Other work explored a "words within words" motif, including (C)hair (2012)—a drawing of an antique chair constructed of hair—and F(r)iction (2016)—a series of words that uses book slices to call attention to other words contained in each. Her post-2020 "Mashup" series consists of protuberant ceramic figures and dense drawings in black and white. It features bulbous forms that combine design elements from disparate cultures, including Gaelic, Chinese and Native American southwest. The works appeared in her 35-year retrospective and were characterized as "provocative and inquiring" by art critic Renny Pritikin.

== Writing and teaching ==
Porges has been a writer and art critic for over thirty-five years. Her critical writing has been published in Artforum, Sculpture, Art in America, Artweek, American Craft, The New York Times Book Review, Hyperallergic and SquareCylinder, among other publications. She has written numerous catalogue and book essays, for galleries, artists and institutions such as the San Francisco Museum of Craft + Design, Sonoma Valley Museum of Art, Nevada Museum of Art and De Saisset Museum, and created audio tour scripts for museum exhibitions across the United States.

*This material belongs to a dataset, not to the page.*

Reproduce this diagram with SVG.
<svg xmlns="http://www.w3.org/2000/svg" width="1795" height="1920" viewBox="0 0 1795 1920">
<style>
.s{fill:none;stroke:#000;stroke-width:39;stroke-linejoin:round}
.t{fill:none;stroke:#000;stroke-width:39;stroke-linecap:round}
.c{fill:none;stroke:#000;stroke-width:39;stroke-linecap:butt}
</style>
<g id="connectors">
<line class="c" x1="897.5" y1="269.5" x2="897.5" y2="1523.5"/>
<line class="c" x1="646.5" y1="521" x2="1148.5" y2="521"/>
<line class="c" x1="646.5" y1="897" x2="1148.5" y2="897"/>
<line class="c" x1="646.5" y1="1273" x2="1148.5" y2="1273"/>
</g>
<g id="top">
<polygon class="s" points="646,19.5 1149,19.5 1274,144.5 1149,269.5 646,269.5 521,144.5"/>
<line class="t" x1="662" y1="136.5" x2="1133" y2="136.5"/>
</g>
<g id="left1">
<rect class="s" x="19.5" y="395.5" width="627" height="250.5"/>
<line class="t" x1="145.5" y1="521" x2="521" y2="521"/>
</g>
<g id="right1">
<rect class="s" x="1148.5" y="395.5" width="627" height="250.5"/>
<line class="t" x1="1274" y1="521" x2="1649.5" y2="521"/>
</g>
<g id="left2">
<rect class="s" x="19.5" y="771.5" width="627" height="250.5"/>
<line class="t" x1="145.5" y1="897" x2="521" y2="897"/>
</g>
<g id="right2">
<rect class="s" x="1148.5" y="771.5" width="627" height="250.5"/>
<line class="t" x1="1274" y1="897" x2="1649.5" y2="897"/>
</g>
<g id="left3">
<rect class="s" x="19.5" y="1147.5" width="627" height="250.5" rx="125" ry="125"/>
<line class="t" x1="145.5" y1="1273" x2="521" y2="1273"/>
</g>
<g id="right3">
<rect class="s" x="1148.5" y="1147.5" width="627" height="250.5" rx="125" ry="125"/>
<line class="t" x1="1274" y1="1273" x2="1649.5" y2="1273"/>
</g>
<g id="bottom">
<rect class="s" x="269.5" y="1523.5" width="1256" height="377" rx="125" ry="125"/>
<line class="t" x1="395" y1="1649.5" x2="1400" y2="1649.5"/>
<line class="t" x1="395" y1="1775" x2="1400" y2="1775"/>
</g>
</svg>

Porges is a professor at California College of the Arts, teaching in the graduate programs in Fine Arts and Visual and Critical Studies and the undergraduate Fine Arts program. She has also taught at the San Francisco Art Institute, University of California, Berkeley, Stanford University and Pilchuck Glass School, among other institutions. In 2024, the College Art Association of America (CAA) named Porges the recipient of that year's CAA Distinguished Teaching of Art Award.

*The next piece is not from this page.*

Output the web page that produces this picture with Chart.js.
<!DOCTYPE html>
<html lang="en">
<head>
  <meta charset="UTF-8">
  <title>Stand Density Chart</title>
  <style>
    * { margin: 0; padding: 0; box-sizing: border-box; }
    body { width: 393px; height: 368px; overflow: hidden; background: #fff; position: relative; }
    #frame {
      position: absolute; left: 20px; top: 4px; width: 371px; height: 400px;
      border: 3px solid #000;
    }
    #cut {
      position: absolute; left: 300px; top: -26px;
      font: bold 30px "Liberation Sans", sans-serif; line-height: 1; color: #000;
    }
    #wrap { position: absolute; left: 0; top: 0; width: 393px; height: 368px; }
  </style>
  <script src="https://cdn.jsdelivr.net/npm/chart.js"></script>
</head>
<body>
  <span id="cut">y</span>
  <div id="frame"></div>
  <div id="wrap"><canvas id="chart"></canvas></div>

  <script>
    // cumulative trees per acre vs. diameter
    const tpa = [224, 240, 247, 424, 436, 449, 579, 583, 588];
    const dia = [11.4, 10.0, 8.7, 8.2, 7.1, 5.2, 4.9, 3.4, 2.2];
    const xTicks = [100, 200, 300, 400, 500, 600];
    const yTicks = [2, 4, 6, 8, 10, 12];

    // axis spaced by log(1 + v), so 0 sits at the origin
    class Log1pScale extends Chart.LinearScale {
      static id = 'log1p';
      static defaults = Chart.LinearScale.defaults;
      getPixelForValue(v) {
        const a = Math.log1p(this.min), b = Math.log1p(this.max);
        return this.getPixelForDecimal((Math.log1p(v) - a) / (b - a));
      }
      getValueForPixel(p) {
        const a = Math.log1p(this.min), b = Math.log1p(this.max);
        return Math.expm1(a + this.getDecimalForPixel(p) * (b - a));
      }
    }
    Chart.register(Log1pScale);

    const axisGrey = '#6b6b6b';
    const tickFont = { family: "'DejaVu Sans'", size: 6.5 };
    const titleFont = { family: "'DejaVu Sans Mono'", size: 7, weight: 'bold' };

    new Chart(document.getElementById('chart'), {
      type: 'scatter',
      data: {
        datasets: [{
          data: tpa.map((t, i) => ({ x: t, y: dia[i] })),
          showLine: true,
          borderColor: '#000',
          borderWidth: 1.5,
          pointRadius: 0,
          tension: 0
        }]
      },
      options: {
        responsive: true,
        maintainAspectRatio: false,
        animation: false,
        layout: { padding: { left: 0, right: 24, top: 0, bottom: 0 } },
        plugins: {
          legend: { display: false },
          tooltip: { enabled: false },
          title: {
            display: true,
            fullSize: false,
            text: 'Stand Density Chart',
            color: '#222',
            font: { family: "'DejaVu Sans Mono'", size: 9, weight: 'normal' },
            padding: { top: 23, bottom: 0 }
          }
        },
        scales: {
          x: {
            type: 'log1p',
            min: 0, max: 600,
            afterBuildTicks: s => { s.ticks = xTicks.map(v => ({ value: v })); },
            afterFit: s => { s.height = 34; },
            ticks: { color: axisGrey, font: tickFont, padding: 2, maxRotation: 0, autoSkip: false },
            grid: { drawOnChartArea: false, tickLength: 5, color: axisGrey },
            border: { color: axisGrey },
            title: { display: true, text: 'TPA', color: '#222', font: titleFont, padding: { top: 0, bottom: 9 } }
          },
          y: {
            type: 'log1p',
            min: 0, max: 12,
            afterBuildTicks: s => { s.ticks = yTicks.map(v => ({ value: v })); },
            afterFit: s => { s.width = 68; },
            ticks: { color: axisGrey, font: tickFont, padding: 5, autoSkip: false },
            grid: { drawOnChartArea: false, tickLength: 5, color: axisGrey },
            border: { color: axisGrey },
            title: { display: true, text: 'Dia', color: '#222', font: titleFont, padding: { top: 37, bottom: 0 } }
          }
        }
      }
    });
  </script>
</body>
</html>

== Collections and recognition ==
Porges’s work belongs to the public art collections of the Berkeley Art Museum and Pacific Film Archive, di Rosa Center for Contemporary Art, Monterey Museum of Art, Oakland Museum of California, SFMOMA, San Jose Museum of Art, Scottsdale Museum of Contemporary Art and Yale University Art Gallery, among others.

She has been recognized with a SECA Art Award (Society for the Encouragement of Contemporary Art) from SFMOMA (1992), grants from the California Arts Council (1990) and Center for Cultural Innovation (2014), and the 2024 College Art Association Distinguished Teaching of Art Award. She has received artist residencies from the Headlands Center for the Arts, Pilchuck Glass School and Kala Art Institute.